Your task is to reproduce, verbatim and without pictures, the lines from the opening of the listing through the line containing "const percentTicks = [0, 0.25, 0.5, 0.75, 1];".
*** SOURCE MATERIAL
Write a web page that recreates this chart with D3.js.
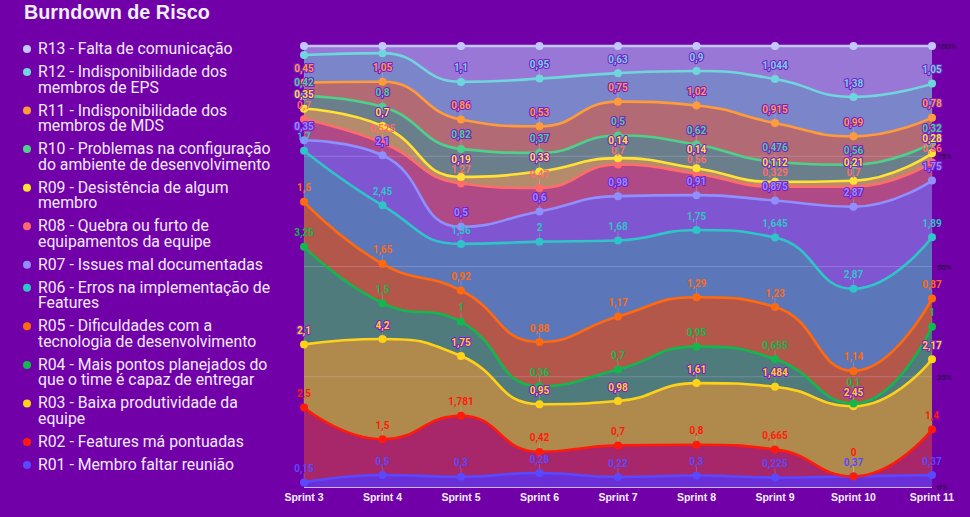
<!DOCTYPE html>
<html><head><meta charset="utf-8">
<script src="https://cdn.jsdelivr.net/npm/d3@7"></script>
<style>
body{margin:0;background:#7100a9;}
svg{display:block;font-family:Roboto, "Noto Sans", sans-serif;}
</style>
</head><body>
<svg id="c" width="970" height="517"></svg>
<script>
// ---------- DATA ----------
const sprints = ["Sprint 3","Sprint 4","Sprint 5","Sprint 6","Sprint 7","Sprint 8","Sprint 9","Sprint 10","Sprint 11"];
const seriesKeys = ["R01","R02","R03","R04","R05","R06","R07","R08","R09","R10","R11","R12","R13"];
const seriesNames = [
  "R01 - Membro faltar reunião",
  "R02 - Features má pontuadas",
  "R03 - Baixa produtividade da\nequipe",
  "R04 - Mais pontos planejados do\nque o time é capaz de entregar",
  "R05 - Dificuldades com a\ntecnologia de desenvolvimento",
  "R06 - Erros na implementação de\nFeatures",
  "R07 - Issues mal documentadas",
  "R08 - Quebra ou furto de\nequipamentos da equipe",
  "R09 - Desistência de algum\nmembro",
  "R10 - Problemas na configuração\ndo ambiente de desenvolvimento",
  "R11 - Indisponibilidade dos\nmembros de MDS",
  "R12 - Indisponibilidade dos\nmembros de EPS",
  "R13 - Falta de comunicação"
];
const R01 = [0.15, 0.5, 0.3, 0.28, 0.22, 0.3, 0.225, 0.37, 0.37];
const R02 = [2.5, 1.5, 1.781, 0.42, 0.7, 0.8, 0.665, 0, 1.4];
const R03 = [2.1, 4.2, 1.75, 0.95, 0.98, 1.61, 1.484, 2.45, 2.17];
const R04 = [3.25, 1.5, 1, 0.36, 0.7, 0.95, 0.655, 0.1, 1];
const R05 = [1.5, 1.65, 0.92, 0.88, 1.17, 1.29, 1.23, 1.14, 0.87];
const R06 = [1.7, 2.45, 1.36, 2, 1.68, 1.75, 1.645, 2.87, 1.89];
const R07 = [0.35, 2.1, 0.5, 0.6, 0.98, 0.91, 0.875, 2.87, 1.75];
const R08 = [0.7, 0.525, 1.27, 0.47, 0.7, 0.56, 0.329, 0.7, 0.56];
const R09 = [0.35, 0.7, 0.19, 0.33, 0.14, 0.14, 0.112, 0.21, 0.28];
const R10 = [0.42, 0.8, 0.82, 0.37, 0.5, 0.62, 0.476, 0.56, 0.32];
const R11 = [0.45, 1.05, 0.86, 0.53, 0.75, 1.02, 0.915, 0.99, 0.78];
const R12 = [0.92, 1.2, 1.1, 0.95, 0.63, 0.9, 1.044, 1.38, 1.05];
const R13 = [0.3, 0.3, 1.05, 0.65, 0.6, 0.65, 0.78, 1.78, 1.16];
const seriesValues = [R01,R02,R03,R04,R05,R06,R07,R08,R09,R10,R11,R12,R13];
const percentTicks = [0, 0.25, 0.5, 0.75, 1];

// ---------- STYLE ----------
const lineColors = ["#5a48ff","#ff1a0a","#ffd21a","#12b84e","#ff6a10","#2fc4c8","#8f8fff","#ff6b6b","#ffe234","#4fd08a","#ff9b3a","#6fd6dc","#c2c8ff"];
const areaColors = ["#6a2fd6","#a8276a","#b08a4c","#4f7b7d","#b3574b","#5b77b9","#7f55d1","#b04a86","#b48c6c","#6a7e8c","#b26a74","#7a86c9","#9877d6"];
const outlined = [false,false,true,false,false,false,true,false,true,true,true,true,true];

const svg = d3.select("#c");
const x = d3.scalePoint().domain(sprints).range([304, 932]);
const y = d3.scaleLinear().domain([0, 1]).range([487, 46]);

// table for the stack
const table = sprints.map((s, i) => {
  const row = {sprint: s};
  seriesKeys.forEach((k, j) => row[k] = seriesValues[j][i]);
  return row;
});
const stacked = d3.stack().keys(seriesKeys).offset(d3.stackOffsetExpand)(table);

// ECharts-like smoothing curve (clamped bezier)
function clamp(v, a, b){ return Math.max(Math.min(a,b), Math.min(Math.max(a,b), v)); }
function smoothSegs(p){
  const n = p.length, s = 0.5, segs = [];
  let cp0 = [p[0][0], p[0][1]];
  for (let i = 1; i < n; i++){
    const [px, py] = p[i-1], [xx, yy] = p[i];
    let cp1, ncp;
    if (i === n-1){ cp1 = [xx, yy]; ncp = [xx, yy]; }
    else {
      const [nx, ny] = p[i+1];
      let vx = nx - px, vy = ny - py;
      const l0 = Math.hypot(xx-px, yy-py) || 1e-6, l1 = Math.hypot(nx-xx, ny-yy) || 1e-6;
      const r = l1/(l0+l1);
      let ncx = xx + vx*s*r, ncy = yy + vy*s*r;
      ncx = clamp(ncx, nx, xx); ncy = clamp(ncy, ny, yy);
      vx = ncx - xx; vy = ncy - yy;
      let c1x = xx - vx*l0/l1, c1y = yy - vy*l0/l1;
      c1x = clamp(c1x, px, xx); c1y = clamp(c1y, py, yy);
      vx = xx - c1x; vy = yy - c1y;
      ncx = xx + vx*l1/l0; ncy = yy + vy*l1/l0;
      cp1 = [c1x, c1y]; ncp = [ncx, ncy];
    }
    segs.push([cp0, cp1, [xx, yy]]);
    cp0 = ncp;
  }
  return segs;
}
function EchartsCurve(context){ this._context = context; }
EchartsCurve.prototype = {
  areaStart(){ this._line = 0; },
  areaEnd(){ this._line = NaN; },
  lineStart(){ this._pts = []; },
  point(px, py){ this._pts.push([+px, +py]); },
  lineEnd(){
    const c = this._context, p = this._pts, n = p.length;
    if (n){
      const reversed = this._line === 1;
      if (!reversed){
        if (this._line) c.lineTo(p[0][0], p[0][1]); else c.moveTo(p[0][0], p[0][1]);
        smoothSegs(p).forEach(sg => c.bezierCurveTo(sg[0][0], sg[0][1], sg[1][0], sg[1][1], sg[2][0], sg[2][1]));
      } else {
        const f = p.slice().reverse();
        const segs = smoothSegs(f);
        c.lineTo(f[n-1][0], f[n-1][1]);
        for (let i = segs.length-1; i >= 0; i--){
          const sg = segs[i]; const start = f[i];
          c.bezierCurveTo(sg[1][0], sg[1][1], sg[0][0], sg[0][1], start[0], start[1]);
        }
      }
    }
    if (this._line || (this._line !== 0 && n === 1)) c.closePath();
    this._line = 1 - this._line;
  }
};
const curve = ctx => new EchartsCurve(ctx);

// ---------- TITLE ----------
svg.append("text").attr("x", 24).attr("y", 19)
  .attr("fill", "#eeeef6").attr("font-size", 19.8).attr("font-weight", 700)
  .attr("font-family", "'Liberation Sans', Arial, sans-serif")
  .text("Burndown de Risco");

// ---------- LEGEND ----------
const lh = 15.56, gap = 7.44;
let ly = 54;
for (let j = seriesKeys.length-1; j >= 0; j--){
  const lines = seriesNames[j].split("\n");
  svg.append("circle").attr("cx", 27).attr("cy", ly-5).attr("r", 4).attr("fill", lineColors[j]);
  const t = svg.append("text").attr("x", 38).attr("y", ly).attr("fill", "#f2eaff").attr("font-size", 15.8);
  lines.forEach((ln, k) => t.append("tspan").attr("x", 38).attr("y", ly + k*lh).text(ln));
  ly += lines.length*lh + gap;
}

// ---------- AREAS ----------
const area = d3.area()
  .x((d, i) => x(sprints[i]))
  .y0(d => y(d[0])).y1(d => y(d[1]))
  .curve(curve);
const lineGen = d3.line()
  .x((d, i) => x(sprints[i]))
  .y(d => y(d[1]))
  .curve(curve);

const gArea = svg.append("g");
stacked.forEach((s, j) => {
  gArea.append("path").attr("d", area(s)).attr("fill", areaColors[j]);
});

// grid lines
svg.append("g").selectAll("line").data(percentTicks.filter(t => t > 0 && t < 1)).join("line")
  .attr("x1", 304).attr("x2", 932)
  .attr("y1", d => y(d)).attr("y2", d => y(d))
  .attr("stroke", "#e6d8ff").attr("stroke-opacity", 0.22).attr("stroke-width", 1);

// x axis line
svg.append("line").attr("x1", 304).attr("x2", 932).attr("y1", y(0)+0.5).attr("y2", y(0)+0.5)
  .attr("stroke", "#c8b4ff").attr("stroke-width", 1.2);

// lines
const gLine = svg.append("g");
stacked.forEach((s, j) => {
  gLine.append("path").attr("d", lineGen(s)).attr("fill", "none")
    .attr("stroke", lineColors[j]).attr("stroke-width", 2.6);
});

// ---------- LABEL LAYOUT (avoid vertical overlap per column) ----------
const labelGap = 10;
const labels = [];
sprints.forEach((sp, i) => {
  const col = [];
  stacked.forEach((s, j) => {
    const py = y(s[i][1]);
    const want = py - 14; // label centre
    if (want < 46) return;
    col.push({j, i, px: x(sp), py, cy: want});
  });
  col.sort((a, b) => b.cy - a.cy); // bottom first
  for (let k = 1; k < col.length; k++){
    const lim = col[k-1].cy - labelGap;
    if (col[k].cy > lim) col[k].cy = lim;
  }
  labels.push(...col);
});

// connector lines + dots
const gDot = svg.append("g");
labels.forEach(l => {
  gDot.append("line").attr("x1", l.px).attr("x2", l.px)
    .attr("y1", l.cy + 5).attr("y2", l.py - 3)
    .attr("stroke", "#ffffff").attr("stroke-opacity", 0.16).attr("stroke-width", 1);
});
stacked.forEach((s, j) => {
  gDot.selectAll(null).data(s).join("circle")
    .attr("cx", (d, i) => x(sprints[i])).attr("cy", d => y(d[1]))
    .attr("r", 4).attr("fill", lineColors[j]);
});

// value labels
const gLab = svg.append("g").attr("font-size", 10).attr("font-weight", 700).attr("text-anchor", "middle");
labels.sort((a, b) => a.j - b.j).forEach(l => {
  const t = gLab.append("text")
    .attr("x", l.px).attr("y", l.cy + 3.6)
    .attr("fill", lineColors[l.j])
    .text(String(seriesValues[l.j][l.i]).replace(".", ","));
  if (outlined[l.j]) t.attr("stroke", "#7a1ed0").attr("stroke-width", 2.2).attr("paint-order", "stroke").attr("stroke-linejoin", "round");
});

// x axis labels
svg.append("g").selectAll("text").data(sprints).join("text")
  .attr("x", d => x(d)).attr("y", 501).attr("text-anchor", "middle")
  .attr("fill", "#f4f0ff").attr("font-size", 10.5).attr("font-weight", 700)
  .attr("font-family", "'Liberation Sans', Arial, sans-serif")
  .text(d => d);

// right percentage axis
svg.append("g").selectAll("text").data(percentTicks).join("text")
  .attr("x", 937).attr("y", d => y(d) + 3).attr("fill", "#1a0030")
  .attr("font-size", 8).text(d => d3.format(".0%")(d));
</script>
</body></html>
******
● **TASK SOLUTION**
Write a web page that recreates this chart with D3.js.
<!DOCTYPE html>
<html><head><meta charset="utf-8">
<script src="https://cdn.jsdelivr.net/npm/d3@7"></script>
<style>
body{margin:0;background:#7100a9;}
svg{display:block;font-family:Roboto, "Noto Sans", sans-serif;}
</style>
</head><body>
<svg id="c" width="970" height="517"></svg>
<script>
// ---------- DATA ----------
const sprints = ["Sprint 3","Sprint 4","Sprint 5","Sprint 6","Sprint 7","Sprint 8","Sprint 9","Sprint 10","Sprint 11"];
const seriesKeys = ["R01","R02","R03","R04","R05","R06","R07","R08","R09","R10","R11","R12","R13"];
const seriesNames = [
  "R01 - Membro faltar reunião",
  "R02 - Features má pontuadas",
  "R03 - Baixa produtividade da\nequipe",
  "R04 - Mais pontos planejados do\nque o time é capaz de entregar",
  "R05 - Dificuldades com a\ntecnologia de desenvolvimento",
  "R06 - Erros na implementação de\nFeatures",
  "R07 - Issues mal documentadas",
  "R08 - Quebra ou furto de\nequipamentos da equipe",
  "R09 - Desistência de algum\nmembro",
  "R10 - Problemas na configuração\ndo ambiente de desenvolvimento",
  "R11 - Indisponibilidade dos\nmembros de MDS",
  "R12 - Indisponibilidade dos\nmembros de EPS",
  "R13 - Falta de comunicação"
];
const R01 = [0.15, 0.5, 0.3, 0.28, 0.22, 0.3, 0.225, 0.37, 0.37];
const R02 = [2.5, 1.5, 1.781, 0.42, 0.7, 0.8, 0.665, 0, 1.4];
const R03 = [2.1, 4.2, 1.75, 0.95, 0.98, 1.61, 1.484, 2.45, 2.17];
const R04 = [3.25, 1.5, 1, 0.36, 0.7, 0.95, 0.655, 0.1, 1];
const R05 = [1.5, 1.65, 0.92, 0.88, 1.17, 1.29, 1.23, 1.14, 0.87];
const R06 = [1.7, 2.45, 1.36, 2, 1.68, 1.75, 1.645, 2.87, 1.89];
const R07 = [0.35, 2.1, 0.5, 0.6, 0.98, 0.91, 0.875, 2.87, 1.75];
const R08 = [0.7, 0.525, 1.27, 0.47, 0.7, 0.56, 0.329, 0.7, 0.56];
const R09 = [0.35, 0.7, 0.19, 0.33, 0.14, 0.14, 0.112, 0.21, 0.28];
const R10 = [0.42, 0.8, 0.82, 0.37, 0.5, 0.62, 0.476, 0.56, 0.32];
const R11 = [0.45, 1.05, 0.86, 0.53, 0.75, 1.02, 0.915, 0.99, 0.78];
const R12 = [0.92, 1.2, 1.1, 0.95, 0.63, 0.9, 1.044, 1.38, 1.05];
const R13 = [0.3, 0.3, 1.05, 0.65, 0.6, 0.65, 0.78, 1.78, 1.16];
const seriesValues = [R01,R02,R03,R04,R05,R06,R07,R08,R09,R10,R11,R12,R13];
const percentTicks = [0, 0.25, 0.5, 0.75, 1];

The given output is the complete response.